Es kostete Wehner noch einige Mühe, die Partei hinter sich zu bringen, zumal die SPD bereit war, Franz Josef Strauß als Minister zu akzeptieren. Außerdem gab es Vorbehalte wegen Kiesingers brauner Vergangenheit. Die Partei trug der verbreiteten internen Opposition Rechnung, indem sie den "Vorwärts" einen Protestbrief des Schriftstellers Günter Grass und die Antwort Willy Brandts veröffentlichen ließ: "Das Gewissen der Sozialdemokratischen Partei schlägt nicht außerhalb dieser Partei", schrieb Brandt dem SPD-Sympathisanten Grass. "Niemand sollte den Stab brechen, solange wir nicht die Chance gehabt haben zu beweisen, was jetzt möglich ist."
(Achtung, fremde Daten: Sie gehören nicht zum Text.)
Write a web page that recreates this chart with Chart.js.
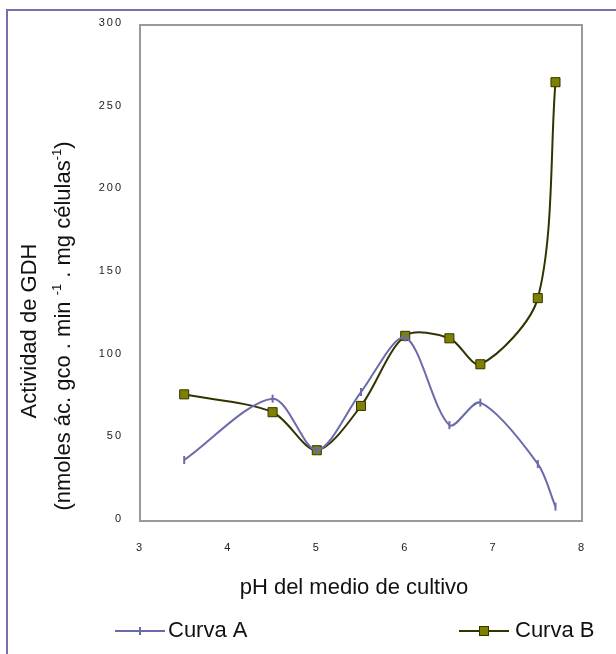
<!DOCTYPE html>
<html>
<head>
<meta charset="utf-8">
<title>Actividad de GDH</title>
<script src="https://cdn.jsdelivr.net/npm/chart.js@4.4.1/dist/chart.umd.min.js"></script>
<style>
  html, body { margin: 0; padding: 0; background: #fff; }
  #wrap { position: relative; width: 616px; height: 654px; overflow: hidden; }
  #frame { position: absolute; left: 6px; top: 9px; width: 700px; height: 700px; border: 2px solid #7272aa; }
  canvas { position: absolute; left: 0; top: 0; }
</style>
</head>
<body>
<div id="wrap">
  <div id="frame"></div>
  <canvas id="chart" width="616" height="654"></canvas>
</div>
<script>
// pH of each culture and measured activity for both curves
const phValues = [3.5, 4.5, 5, 5.5, 6, 6.5, 6.85, 7.5, 7.7];
const curvaA = [36.9, 74.0, 42.8, 78.0, 111.0, 58.0, 71.6, 34.5, 8.7];
const curvaB = [76.6, 65.8, 42.8, 69.6, 112.0, 110.5, 94.8, 134.8, 265.4];

const xTicks = [3, 4, 5, 6, 7, 8];
const yTicks = [0, 50, 100, 150, 200, 250, 300];

const seriesNames = ['Curva A', 'Curva B'];
const xTitle = 'pH del medio de cultivo';
const yTitle1 = 'Actividad de GDH';

const FONT = '"Liberation Sans", Arial, sans-serif';
const COLOR_A = '#6b6bab';
const COLOR_B = '#333300';
const FILL_B = '#808000';

function toPoints(values) {
  return phValues.map((x, i) => ({ x: x, y: values[i] }));
}

// draws a sequence of text runs centred on (0,0) in the current transform
function drawRuns(ctx, runs) {
  let total = 0;
  runs.forEach(r => {
    ctx.font = r.font;
    r.w = ctx.measureText(r.text).width;
    total += r.w;
  });
  let x = -total / 2;
  runs.forEach(r => {
    ctx.font = r.font;
    ctx.fillText(r.text, x, r.dy || 0);
    x += r.w;
  });
}

function drawMarker(ctx, ds, x, y) {
  ctx.save();
  if (ds.pointStyle === 'rect') {
    ctx.fillStyle = ds.pointBackgroundColor;
    ctx.strokeStyle = ds.pointBorderColor;
    ctx.lineWidth = 1;
    ctx.fillRect(x - 4.5, y - 4.5, 9, 9);
    ctx.strokeRect(x - 4.5, y - 4.5, 9, 9);
  } else {
    ctx.strokeStyle = ds.pointBorderColor;
    ctx.lineWidth = 2;
    ctx.beginPath();
    ctx.moveTo(x, y - 4);
    ctx.lineTo(x, y + 4);
    ctx.stroke();
  }
  ctx.restore();
}

const legendSlots = [
  { lineX: 115, textX: 168 },
  { lineX: 459, textX: 515 }
];

const decorations = {
  id: 'decorations',
  beforeDraw(chart) {
    // spaced digits on the tick labels
    chart.ctx.letterSpacing = '2px';
  },
  beforeDatasetsDraw(chart) {
    const { ctx, chartArea: a } = chart;
    ctx.letterSpacing = '0px';
    ctx.save();
    ctx.strokeStyle = '#9a9a9a';
    ctx.lineWidth = 2;
    ctx.strokeRect(a.left, a.top, a.right - a.left, a.bottom - a.top);
    ctx.restore();
  },
  afterDraw(chart) {
    const ctx = chart.ctx;
    ctx.save();
    ctx.letterSpacing = '0px';
    ctx.fillStyle = '#111';
    ctx.textBaseline = 'middle';
    ctx.textAlign = 'left';

    // x axis title
    ctx.save();
    ctx.translate(354, 588);
    drawRuns(ctx, [{ text: xTitle, font: '22px ' + FONT }]);
    ctx.restore();

    // y axis title, two lines with superscripts
    const big = '22px ' + FONT;
    const small = '13px ' + FONT;
    ctx.save();
    ctx.translate(30, 331);
    ctx.rotate(-Math.PI / 2);
    drawRuns(ctx, [{ text: yTitle1, font: big }]);
    ctx.restore();

    ctx.save();
    ctx.translate(64, 326);
    ctx.rotate(-Math.PI / 2);
    drawRuns(ctx, [
      { text: '(nmoles ác. gco . min ', font: big },
      { text: '-1', font: small, dy: -7 },
      { text: ' . mg células', font: big },
      { text: '-1', font: small, dy: -7 },
      { text: ')', font: big }
    ]);
    ctx.restore();

    // legend: line sample with marker, then the series name
    chart.data.datasets.forEach((ds, i) => {
      const slot = legendSlots[i];
      const y = 631;
      ctx.save();
      ctx.strokeStyle = ds.borderColor;
      ctx.lineWidth = 2;
      ctx.beginPath();
      ctx.moveTo(slot.lineX, y);
      ctx.lineTo(slot.lineX + 50, y);
      ctx.stroke();
      ctx.restore();
      drawMarker(ctx, ds, slot.lineX + 25, y);
      ctx.font = big;
      ctx.fillStyle = '#111';
      ctx.fillText(ds.label, slot.textX, y);
    });
    ctx.restore();
  }
};

new Chart(document.getElementById('chart'), {
  type: 'line',
  data: {
    datasets: [
      {
        label: seriesNames[0],
        data: toPoints(curvaA),
        borderColor: COLOR_A,
        borderWidth: 2,
        tension: 0.3,
        fill: false,
        pointStyle: 'line',
        pointRotation: 90,
        pointRadius: 4,
        pointBorderWidth: 2,
        pointBorderColor: COLOR_A,
        pointBackgroundColor: COLOR_A
      },
      {
        label: seriesNames[1],
        data: toPoints(curvaB),
        borderColor: COLOR_B,
        borderWidth: 2,
        tension: 0.3,
        fill: false,
        pointStyle: 'rect',
        pointRadius: 6.4,
        pointBorderWidth: 1,
        pointBorderColor: COLOR_B,
        pointBackgroundColor: FILL_B
      }
    ]
  },
  options: {
    responsive: false,
    animation: false,
    devicePixelRatio: 1,
    layout: { padding: { left: 0, top: 25, right: 34, bottom: 0 } },
    plugins: {
      legend: { display: false },
      tooltip: { enabled: false }
    },
    scales: {
      x: {
        type: 'linear',
        min: 3,
        max: 8,
        afterBuildTicks: s => { s.ticks = xTicks.map(v => ({ value: v })); },
        afterFit: s => { s.height = 133; },
        grid: { display: false, drawTicks: false },
        border: { display: false },
        ticks: {
          padding: 20,
          color: '#222',
          font: { family: FONT, size: 11 }
        },
        title: { display: false }
      },
      y: {
        min: 0,
        max: 300,
        afterBuildTicks: s => { s.ticks = yTicks.map(v => ({ value: v })); },
        afterFit: s => { s.width = 140; },
        grid: { display: false, drawTicks: false },
        border: { display: false },
        ticks: {
          padding: 17,
          labelOffset: -2,
          color: '#222',
          font: { family: FONT, size: 11 }
        },
        title: { display: false }
      }
    }
  },
  plugins: [decorations]
});
</script>
</body>
</html>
Am 30. November 1966 reichte Erhard seinen Rücktritt ein. Am folgenden Tag wählte die neue schwarz-rote Mehrheit des Bundestags Kurt Georg Kiesinger zum dritten Kanzler der Bundesrepublik Deutschland. Kiesinger erhielt 340 von 473 abgegebenen Stimmen. Da die FDP nur über 49 Mandate verfügte, müssen die 109 Nein-Stimmen und 23 Enthaltungen größtenteils aus den Reihen der neuen Koalitionspartner gekommen sein - in der Hauptsache vermutlich von SPD-Abgeordneten, die Wehners Kurs nur zähneknirschend folgten.